Colorful stories of acronyms are often false

No, “golf” does not mean “gentlemen only; ladies forbidden.” Rather, its dry etymology leads us back to the Middle Dutch word “colf” or “colve.”


English words rarely get their start as acronyms. Looking at the number of folk etymologies that explain acronymic origins, though, you might think that many common terms were stitched together from the first letters of other words. English does contain acronyms, of course, but they tend to be produced in academic, military, or governmental contexts, and first appeared in the late 19th century. 

Laser is a good example. The word was coined in 1959 because it rolls off the tongue more easily than “light amplification by stimulated emission of radiation.” 

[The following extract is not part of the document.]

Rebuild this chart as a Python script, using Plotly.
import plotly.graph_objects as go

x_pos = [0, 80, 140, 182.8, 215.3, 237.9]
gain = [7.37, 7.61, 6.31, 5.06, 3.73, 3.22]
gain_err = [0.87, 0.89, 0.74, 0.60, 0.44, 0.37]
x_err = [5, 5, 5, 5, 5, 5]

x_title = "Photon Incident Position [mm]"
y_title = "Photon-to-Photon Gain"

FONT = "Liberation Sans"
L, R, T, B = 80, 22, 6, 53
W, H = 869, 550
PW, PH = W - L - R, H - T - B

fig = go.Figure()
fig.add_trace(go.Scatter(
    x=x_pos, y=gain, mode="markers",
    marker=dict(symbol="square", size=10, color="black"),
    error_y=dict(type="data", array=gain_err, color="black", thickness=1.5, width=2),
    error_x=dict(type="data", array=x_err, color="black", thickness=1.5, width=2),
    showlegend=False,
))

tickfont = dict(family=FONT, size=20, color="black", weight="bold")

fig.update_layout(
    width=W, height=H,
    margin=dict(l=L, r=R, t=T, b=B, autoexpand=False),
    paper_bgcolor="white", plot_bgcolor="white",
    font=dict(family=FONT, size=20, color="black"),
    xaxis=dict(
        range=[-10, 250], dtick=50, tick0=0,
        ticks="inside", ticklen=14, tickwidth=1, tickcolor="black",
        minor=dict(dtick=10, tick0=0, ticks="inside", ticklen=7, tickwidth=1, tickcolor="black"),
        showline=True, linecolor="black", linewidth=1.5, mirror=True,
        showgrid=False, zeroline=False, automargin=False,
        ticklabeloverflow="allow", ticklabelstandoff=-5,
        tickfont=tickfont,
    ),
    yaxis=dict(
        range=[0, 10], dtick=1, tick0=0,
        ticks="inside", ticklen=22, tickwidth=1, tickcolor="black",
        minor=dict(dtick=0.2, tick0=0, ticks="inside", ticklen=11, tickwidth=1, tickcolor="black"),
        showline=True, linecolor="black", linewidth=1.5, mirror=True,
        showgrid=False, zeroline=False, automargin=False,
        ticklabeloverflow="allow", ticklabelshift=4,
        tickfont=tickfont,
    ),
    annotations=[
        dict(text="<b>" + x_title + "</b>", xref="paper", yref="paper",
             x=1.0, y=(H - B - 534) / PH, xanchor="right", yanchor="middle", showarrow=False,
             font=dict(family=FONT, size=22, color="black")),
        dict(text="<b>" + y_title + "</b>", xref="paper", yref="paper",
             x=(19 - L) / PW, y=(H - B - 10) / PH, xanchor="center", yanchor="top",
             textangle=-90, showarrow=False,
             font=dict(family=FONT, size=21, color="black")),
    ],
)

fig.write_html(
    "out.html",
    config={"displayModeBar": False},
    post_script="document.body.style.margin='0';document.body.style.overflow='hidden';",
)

Snafu – “a situation marked by errors or confusion ... [or] an error causing such a situation,” according to Merriam-
Webster – comes from the first letters of “situation normal, all fouled up,” popular 1940s military slang. 

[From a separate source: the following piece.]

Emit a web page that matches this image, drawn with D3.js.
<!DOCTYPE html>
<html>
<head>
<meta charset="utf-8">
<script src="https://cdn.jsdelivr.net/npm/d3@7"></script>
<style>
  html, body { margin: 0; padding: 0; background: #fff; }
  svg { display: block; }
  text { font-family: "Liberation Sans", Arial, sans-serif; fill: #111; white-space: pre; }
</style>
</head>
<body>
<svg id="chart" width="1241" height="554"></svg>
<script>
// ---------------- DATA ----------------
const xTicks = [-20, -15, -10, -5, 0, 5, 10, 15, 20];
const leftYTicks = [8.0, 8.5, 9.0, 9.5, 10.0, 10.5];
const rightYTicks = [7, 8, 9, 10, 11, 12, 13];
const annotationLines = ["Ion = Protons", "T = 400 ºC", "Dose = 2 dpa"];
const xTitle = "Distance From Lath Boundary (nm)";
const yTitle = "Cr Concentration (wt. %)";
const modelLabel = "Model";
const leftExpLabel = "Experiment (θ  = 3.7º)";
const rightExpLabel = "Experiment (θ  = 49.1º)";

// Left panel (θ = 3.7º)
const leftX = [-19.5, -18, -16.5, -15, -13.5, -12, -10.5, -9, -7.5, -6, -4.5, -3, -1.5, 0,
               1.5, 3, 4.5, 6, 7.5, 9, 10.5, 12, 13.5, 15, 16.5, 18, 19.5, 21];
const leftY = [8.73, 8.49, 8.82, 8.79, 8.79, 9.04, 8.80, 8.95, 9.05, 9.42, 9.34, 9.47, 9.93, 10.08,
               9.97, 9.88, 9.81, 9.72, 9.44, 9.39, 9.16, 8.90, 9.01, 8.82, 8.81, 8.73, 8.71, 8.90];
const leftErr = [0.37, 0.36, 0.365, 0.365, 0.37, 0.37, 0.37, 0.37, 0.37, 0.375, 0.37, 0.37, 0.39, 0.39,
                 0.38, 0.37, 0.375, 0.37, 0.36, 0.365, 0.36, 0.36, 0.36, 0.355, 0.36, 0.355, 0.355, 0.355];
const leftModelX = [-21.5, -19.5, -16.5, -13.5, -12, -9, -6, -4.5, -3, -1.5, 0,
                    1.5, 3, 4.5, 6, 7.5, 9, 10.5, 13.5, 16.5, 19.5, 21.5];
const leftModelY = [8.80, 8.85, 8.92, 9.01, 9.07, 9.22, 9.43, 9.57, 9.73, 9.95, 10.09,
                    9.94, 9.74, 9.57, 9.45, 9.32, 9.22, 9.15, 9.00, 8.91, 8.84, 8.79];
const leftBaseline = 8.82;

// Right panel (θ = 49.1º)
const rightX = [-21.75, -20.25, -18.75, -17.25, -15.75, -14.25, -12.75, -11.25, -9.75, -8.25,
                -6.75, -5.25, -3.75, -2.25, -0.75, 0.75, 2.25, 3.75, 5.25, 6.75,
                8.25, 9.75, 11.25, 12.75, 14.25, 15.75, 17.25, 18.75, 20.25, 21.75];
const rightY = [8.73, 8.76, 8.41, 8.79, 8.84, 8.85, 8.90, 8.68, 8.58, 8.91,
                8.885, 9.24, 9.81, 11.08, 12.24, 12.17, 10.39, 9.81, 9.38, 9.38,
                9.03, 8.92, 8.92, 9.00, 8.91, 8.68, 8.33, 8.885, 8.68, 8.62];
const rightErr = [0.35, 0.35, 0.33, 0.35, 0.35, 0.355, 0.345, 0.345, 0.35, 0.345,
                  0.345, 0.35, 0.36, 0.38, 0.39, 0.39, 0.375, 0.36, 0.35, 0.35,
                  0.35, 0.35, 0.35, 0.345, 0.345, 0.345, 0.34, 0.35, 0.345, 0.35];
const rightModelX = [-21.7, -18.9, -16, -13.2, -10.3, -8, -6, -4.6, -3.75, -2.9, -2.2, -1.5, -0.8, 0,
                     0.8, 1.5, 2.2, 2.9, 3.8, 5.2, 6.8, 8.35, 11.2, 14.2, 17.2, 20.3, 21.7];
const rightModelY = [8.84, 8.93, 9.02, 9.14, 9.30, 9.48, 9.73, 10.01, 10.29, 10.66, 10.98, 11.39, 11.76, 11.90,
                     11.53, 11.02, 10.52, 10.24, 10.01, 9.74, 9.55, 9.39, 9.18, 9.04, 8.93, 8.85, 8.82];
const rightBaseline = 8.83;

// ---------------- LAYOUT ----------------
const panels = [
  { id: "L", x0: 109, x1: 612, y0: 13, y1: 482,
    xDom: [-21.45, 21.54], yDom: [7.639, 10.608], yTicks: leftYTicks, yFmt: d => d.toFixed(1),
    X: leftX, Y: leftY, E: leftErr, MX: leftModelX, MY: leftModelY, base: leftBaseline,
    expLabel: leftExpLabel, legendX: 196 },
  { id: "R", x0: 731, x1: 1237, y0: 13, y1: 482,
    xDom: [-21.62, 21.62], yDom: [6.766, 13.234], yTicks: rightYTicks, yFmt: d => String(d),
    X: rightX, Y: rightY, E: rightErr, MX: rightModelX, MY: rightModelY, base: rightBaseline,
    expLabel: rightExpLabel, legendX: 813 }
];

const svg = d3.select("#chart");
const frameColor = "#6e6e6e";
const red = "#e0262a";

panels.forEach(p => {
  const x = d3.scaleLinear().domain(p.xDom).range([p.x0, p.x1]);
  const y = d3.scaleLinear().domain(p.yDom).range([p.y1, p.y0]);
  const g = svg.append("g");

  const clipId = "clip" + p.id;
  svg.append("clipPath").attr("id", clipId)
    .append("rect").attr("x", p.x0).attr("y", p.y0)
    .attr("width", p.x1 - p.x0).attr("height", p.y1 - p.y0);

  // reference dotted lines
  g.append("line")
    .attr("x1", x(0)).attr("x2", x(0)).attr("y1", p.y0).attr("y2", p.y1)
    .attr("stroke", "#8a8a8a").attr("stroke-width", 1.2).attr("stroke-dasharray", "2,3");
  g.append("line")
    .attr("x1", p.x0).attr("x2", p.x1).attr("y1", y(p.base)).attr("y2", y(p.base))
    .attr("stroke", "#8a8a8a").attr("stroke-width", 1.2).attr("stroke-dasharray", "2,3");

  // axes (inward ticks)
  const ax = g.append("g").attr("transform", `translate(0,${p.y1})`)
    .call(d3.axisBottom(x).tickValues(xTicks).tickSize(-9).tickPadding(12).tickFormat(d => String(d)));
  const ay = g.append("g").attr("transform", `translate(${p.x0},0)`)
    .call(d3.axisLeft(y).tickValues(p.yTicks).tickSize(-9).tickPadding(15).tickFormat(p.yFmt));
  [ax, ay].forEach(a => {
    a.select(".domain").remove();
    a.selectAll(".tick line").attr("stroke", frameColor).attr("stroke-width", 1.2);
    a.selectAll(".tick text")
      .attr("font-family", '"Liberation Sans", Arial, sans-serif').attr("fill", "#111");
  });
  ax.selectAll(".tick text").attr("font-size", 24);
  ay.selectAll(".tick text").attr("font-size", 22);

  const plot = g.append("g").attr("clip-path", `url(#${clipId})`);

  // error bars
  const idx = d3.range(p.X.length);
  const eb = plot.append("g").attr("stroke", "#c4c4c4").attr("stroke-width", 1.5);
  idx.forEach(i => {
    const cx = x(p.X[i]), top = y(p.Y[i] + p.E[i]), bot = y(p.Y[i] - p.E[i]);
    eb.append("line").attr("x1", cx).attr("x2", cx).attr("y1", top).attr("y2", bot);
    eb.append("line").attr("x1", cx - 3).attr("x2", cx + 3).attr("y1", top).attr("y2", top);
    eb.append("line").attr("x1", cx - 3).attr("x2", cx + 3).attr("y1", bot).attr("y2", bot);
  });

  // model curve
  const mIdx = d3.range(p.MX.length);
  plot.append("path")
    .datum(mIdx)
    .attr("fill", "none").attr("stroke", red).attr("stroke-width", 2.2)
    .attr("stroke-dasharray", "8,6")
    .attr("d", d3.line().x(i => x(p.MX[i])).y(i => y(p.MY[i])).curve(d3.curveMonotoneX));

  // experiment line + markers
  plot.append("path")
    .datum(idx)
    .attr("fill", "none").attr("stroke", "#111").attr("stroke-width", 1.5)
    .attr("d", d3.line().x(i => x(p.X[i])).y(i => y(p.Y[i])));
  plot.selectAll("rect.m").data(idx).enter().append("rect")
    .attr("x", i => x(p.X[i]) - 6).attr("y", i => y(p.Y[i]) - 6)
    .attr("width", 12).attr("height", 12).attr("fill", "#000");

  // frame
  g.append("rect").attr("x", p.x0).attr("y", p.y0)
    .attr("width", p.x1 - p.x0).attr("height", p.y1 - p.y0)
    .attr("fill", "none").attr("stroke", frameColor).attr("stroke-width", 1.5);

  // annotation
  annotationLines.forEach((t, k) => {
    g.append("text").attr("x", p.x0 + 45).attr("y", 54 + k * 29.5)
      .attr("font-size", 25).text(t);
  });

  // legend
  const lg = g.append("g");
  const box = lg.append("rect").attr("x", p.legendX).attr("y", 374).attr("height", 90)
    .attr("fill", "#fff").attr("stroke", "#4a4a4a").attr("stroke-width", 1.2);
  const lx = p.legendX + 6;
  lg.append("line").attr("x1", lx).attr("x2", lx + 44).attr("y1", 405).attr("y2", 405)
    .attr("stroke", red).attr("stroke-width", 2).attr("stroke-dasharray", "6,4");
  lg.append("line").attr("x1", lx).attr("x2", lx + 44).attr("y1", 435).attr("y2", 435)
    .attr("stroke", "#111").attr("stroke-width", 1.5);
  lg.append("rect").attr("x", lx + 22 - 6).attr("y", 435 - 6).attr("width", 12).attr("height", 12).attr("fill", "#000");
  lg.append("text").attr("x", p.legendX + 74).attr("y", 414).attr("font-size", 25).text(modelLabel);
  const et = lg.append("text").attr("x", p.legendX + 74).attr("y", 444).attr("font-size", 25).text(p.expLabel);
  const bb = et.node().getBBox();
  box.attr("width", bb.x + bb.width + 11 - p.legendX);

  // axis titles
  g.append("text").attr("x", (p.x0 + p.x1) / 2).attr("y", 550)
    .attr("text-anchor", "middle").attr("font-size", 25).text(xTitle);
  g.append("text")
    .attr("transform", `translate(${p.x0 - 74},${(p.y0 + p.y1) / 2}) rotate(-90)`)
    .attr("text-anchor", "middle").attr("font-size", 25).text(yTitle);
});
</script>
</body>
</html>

The “self-contained underwater breathing apparatus” was patented in the 1950s, and gave us scuba.

False acronymic etymologies tend to be convoluted and dramatic. One example is posh, “elegant, fashionable” or “typical of ... the upper classes.” The story goes that rich 19th-century British travelers would book cabins on the port (left) side of the ship on journeys to India, and on the starboard (right) side on the way back, because these would be the coolest cabins for the hot voyage. These tickets would be stamped POSH, for “port out, starboard home,” which then came to describe the wealthy travelers themselves. There is no evidence that this story is true, but it’s much more interesting than the term’s real etymology, which, according to the Oxford English Dictionary, is “origin unknown.” 

News is a surprising candidate for an acronym. It has been used since 1417 to refer to “new occurrences as a subject of report or talk”; “the news” is simply “what’s new.” In the 17th century, a poet noticed that news was made up of the first letters of the cardinal directions, and by the 19th century this coincidence had become an origin story. An 1845 dictionary of etymology defines newspaper as “a paper containing intelligence from the North, East, West, and South” – from everywhere, in other words.  

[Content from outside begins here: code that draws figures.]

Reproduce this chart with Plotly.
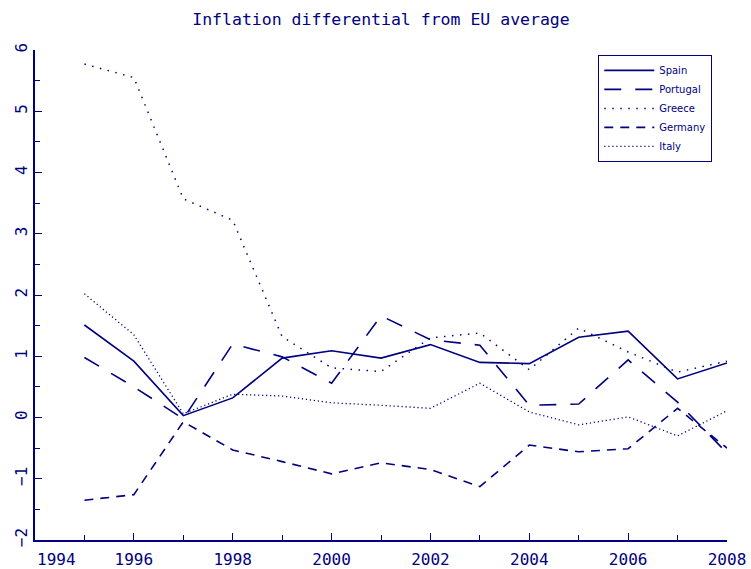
import plotly.graph_objects as go

NAVY = "#000080"

years = list(range(1995, 2009))

spain = [1.51, 0.92, 0.03, 0.32, 0.97, 1.09, 0.97, 1.19, 0.90, 0.88, 1.31, 1.41, 0.63, 0.89]
portugal = [0.98, 0.50, -0.02, 1.20, 0.99, 0.56, 1.66, 1.27, 1.18, 0.20, 0.22, 0.94, 0.25, -0.58]
greece = [5.77, 5.55, 3.57, 3.22, 1.32, 0.81, 0.75, 1.30, 1.38, 0.78, 1.46, 1.07, 0.74, 0.92]
germany = [-1.35, -1.26, -0.07, -0.53, -0.72, -0.92, -0.74, -0.85, -1.13, -0.45, -0.56, -0.51, 0.15, -0.50]
italy = [2.02, 1.35, 0.06, 0.38, 0.35, 0.24, 0.20, 0.15, 0.56, 0.09, -0.12, 0.01, -0.30, 0.11]

series = [
    ("Spain", spain, "solid", 1.6),
    ("Portugal", portugal, "17px,14px", 1.6),
    ("Greece", greece, "1.5px,6.5px", 1.5),
    ("Germany", germany, "9px,7px", 1.6),
    ("Italy", italy, "1.2px,2.8px", 1.3),
]

fig = go.Figure()
for name, vals, dash, width in series:
    fig.add_trace(
        go.Scatter(
            x=years,
            y=vals,
            name=name,
            mode="lines",
            line={"color": NAVY, "width": width, "dash": dash},
        )
    )

tick_font = {"family": "DejaVu Sans Mono", "size": 16, "color": NAVY}

fig.update_xaxes(
    range=[1994, 2008],
    tickvals=list(range(1996, 2009, 2)),
    ticks="inside",
    ticklen=7,
    tickwidth=1,
    tickcolor=NAVY,
    minor={"tickvals": list(range(1995, 2009, 2)), "ticks": "inside", "ticklen": 5, "tickcolor": NAVY},
    showline=True,
    linecolor=NAVY,
    linewidth=2,
    showgrid=False,
    zeroline=False,
    tickfont=tick_font,
    ticklabelstandoff=4,
    automargin=False,
)
fig.update_yaxes(
    range=[-2, 6],
    tickvals=list(range(-2, 7)),
    ticktext=["\u22122", "\u22121", "0", "1", "2", "3", "4", "5", "6"],
    tickangle=-90,
    ticks="inside",
    ticklen=7,
    tickwidth=1,
    tickcolor=NAVY,
    minor={"tickvals": [v + 0.5 for v in range(-2, 6)], "ticks": "inside", "ticklen": 5, "tickcolor": NAVY},
    showline=True,
    linecolor=NAVY,
    linewidth=2,
    showgrid=False,
    zeroline=False,
    tickfont=tick_font,
    automargin=False,
)

# first year label sits to the right of the axis corner
fig.add_annotation(
    x=1994,
    y=0,
    xref="x",
    yref="paper",
    text="1994",
    showarrow=False,
    xanchor="left",
    yanchor="top",
    yshift=-8,
    font=tick_font,
)

fig.update_layout(
    width=751,
    height=569,
    margin={"l": 35, "r": 24, "t": 50, "b": 29, "autoexpand": False},
    plot_bgcolor="white",
    paper_bgcolor="white",
    title={
        "text": "Inflation differential from EU average",
        "x": 0.5,
        "xanchor": "center",
        "xref": "paper",
        "y": 0.966,
        "yref": "container",
        "yanchor": "middle",
        "font": {"family": "DejaVu Sans Mono", "size": 16.5, "color": NAVY},
    },
    legend={
        "x": 0.814,
        "y": 0.99,
        "xanchor": "left",
        "yanchor": "top",
        "bordercolor": NAVY,
        "borderwidth": 1,
        "bgcolor": "white",
        "font": {"family": "DejaVu Sans", "size": 10, "color": NAVY},
        "itemwidth": 50,
    },
    showlegend=True,
)

# page body margin would push the 751x569 figure off the window
fig.write_html(
    "out.html",
    config={"displayModeBar": False},
    post_script="document.body.style.margin = '0';",
)
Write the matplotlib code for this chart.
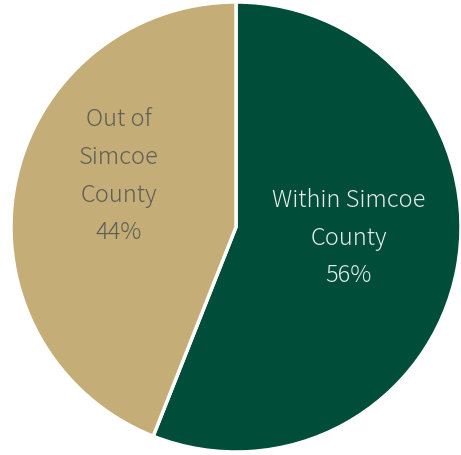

Golf was first played in Scotland in the 15th century by women and men, aristocrats and tradespeople. As the game developed, it became associated with the wealthy men who founded private clubs to build and maintain courses. In the 1990s, a story arose that the word itself reflects the sport’s exclusionary tendencies – “gentlemen only; ladies forbidden.” Actually, golf comes from the Middle Dutch word colf or colve, meaning “stick, club, bat,” via the Scottish gouf

Colorful origin stories for acronyms are fun, but are unlikely to be true.